Facebook's mobile ad business surged last quarter to comprise 41% of its ad revenue, up from virtually nothing the year before. It's a Cinderella story that has prompted even consistently bearish BTIG Research's Rich Greenfield to upgrade his rating of the company's stock. But is it a tale with a moral for other web properties?
If you consider that Facebook built a strong mobile ad business by blurring the line between mobile and desktop inventory when it developed news-feed ads, the answer looks like "yes."
"[Facebook is] the first big digital ad player that's really said, you know what, we're not going to draw a big artificial line between desktop and mobile from an ad product standpoint," said Chia Chen, Digitas's senior VP-mobile practice lead.
The simplest explanation of Facebook's mobile success is that its news feed ads that appear in desktop and mobile streams are delivering results for advertisers -- who are accordingly increasing their Facebook budgets -- without irritating users to the extent that they stop opening the app to look at friends' selfies and engagement photos. And unlike a banner ad, the format is attention-grabbing and offers a creative canvas to marketers.
While much of Facebook's success in mobile has to do with its unmatched scale and the propensity of smartphone owners to use their devices for social networking, a lot of it is the result of company strategy. It elected to integrate the desktop and mobile user experience, as well as the ad experience.
Thus, news-feed ads look the same on either screen, and advertisers have been largely agnostic about which they appear on, according to Marc Grabowski, chief operating officer at the social-ads company Nanigans and a former top Yahoo sales executive. (He noted that advertisers have begun to ask for more granular targeting, by screen or even by mobile device type, with greater frequency, however.) It's a significant advantage over companies who've created mobile experiences that are different from the desktop ones that consumers are used to.
"With Facebook there's a lot more continuity," Mr. Grabowski said. "Users learn how to view content in a single way. And you can have continuity between the types of ads you run between desktop and mobile also."
Pricing is another aspect of that continuity, and there's no significant difference between the cost of desktop and mobile news-feed inventory sold in Facebook's auction. The blurring of the distinction is something that Google is attempting with its "enhanced campaigns" introduced in February, which allow search advertisers to manage their AdWords bids across devices and platforms in a single campaign, Mr. Chen said. (Advertisers place a desktop bid and then enter what percentage more or less they would pay to have those ads run on mobile devices.)
The assumption is that the move will lift mobile ad prices -- which have dragged down Google's overall ad prices -- when it's fully rolled out.
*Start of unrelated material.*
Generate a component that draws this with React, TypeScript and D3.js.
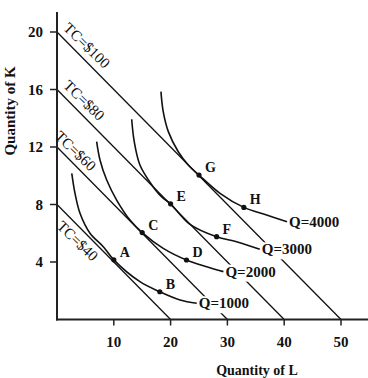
import React from 'react';
import * as d3 from 'd3';

// ---- data ----
const kIntercepts = [8, 12, 16, 20];
const lIntercepts = [20, 30, 40, 50];
const costLabels = ['TC=$40', 'TC=$60', 'TC=$80', 'TC=$100'];

const isoLabels = ['Q=1000', 'Q=2000', 'Q=3000', 'Q=4000'];
const q1000: [number, number][] = [[2.6, 10.17], [3.17, 8.78], [4.05, 7.39], [5.81, 6.0], [8.15, 5.06], [10, 4.15], [14.6, 2.63], [18.1, 1.93], [21.65, 1.36], [24.6, 1.13]];
const q2000: [number, number][] = [[6.98, 12.37], [7.57, 11.1], [8.75, 9.7], [10.5, 8.31], [12.85, 6.92], [15, 6.05], [18.7, 4.95], [22.8, 4.14], [26.35, 3.67], [29.3, 3.33]];
const q3000: [number, number][] = [[13.15, 13.93], [13.6, 12.37], [14.6, 10.75], [16.7, 9.36], [18.4, 8.54], [20, 8.05], [23.35, 6.64], [28.1, 5.76], [31.6, 5.41], [35.7, 4.88]];
const q4000: [number, number][] = [[18.3, 15.85], [18.7, 14.46], [19.6, 13.07], [21.35, 11.67], [23.1, 10.75], [25, 10.05], [28.7, 8.78], [32.9, 7.8], [36.9, 7.27], [40.5, 6.8]];
const isoquants = [q1000, q2000, q3000, q4000];

const pointNames = ['A', 'B', 'C', 'D', 'E', 'F', 'G', 'H'];
const pointL = [10, 18.1, 15, 22.8, 20, 28.1, 25, 32.9];
const pointK = [4.15, 1.93, 6.05, 4.14, 8.05, 5.76, 10.05, 7.8];

const xTicks = [10, 20, 30, 40, 50];
const yTicks = [4, 8, 12, 16, 20];

// ---- layout ----
const W = 368;
const H = 378;
const FONT = '"Liberation Serif", "Times New Roman", serif';
const tcOffsets: [number, number][] = [[15, 17], [-9, -5], [2, -6], [2, -6]];

export default function App() {
  const x = d3.scaleLinear().domain([0, 50]).range([57, 341]);
  const y = d3.scaleLinear().domain([0, 20]).range([319.5, 32]);
  const line = d3
    .line<[number, number]>()
    .x((d) => x(d[0]))
    .y((d) => y(d[1]))
    .curve(d3.curveCatmullRom.alpha(0.5));
  const textAngle = 44;

  return (
    <svg width={W} height={H} style={{ position: 'absolute', left: 0, top: 0, background: '#fff' }} fontFamily={FONT}>
      {/* budget lines */}
      {kIntercepts.map((k, i) => (
        <line key={'b' + i} x1={x(0)} y1={y(k)} x2={x(lIntercepts[i])} y2={y(0)} stroke="#111" strokeWidth={1.3} />
      ))}
      {/* label knockouts */}
      {isoquants.map((q, i) => {
        const end = q[q.length - 1];
        return <rect key={'r' + i} x={x(end[0]) + 1} y={y(end[1]) - 7} width={52} height={17} fill="#fff" />;
      })}
      {/* isoquants */}
      {isoquants.map((q, i) => (
        <path key={'q' + i} d={line(q) || ''} fill="none" stroke="#111" strokeWidth={1.6} />
      ))}
      {isoquants.map((q, i) => {
        const end = q[q.length - 1];
        return (
          <text key={'qt' + i} x={x(end[0]) + 2} y={y(end[1]) + 5} fontSize={15} fontWeight="bold" fill="#111">
            {isoLabels[i]}
          </text>
        );
      })}
      {/* axes */}
      <line x1={57} y1={12} x2={57} y2={320.5} stroke="#222" strokeWidth={2} />
      <line x1={56} y1={y(0)} x2={W} y2={y(0)} stroke="#222" strokeWidth={2} />
      {xTicks.map((t) => (
        <g key={'xt' + t}>
          <line x1={x(t)} x2={x(t)} y1={y(0)} y2={y(0) + 6} stroke="#222" strokeWidth={1.5} />
          <text x={x(t)} y={347} textAnchor="middle" fontSize={15} fontWeight="bold" fill="#111">
            {t}
          </text>
        </g>
      ))}
      {yTicks.map((t) => (
        <g key={'yt' + t}>
          <line x1={50} x2={57} y1={y(t)} y2={y(t)} stroke="#222" strokeWidth={1.5} />
          <text x={43} y={y(t) + 5} textAnchor="end" fontSize={15} fontWeight="bold" fill="#111">
            {t}
          </text>
        </g>
      ))}
      <text x={257} y={375} textAnchor="middle" fontSize={14} fontWeight="bold" fill="#111">
        Quantity of L
      </text>
      <text transform={`translate(15,111) rotate(-90)`} textAnchor="middle" fontSize={15} fontWeight="bold" fill="#111">
        Quantity of K
      </text>
      {/* cost labels */}
      {kIntercepts.map((k, i) => (
        <text
          key={'tc' + i}
          transform={`translate(${x(0)},${y(k)}) rotate(${textAngle})`}
          x={tcOffsets[i][0]}
          y={tcOffsets[i][1]}
          fontSize={15}
          fill="#111"
        >
          {costLabels[i]}
        </text>
      ))}
      {/* points */}
      {pointNames.map((n, i) => (
        <g key={'p' + n}>
          <circle cx={x(pointL[i])} cy={y(pointK[i])} r={2.6} fill="#111" />
          <text x={x(pointL[i]) + 6} y={y(pointK[i]) - 3} fontSize={14} fontWeight="bold" fill="#111">
            {n}
          </text>
        </g>
      ))}
    </svg>
  );
}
In a sense, Google looks like it's following Facebook's lead.
Facebook's mobile news-feed ads are designed to blend in with the flow of posts from friends and brands that users choose to get updates from. They're so similar to desktop versions that advertisers can use the same creative for desktop and mobile.
However, the social network has perhaps unintentionally benefited from the dynamics of its walled garden-style platform, Mr. Chen observed. When advertisers buy mobile ads on Facebook, they don't need to have a mobile-optimized website to drive people to. Instead, their ads will point to a Facebook page, elicit a "like," or lead to an app install.
"It makes it easy for brands who aren't veterans to play in mobile," he said.
Though Facebook's integration of content between screens might be instructive for publishers, some aspects of its success with mobile are unique because of its scale. The early success of mobile app install ads -- a "small" but "important" part of its business, according to chief operating officer Sheryl Sandberg -- look like an example of that. They're flourishing because of Facebook's massive audience and targeting capabilities, which mobile ad networks can't replicate, according to Krishna Subramanian, CMO of the mobile-marketing company Velti.
"I don't really see dollars shifting from Google or Millennial to Facebook's app installs," he said. "[Facebook is] growing the market because for once you get a ridiculous amount of scale that you don't get anywhere else if you're a direct-response advertiser."
It's also possible that the temperament of Facebook users is a boon to its mobile ad business. Though users may wish they hadn't accepted so many friend requests over the years, their bloated social graphs affect the way they look at content on the network. Users looking at Facebook on their phones are likely to be engaged, but not engrossed to the extent that they're upset when they see an ad, according to David Hewitt, SapientNitro's global mobile lead.
"A tighter group of friends might alienate the ads more," he said in an email.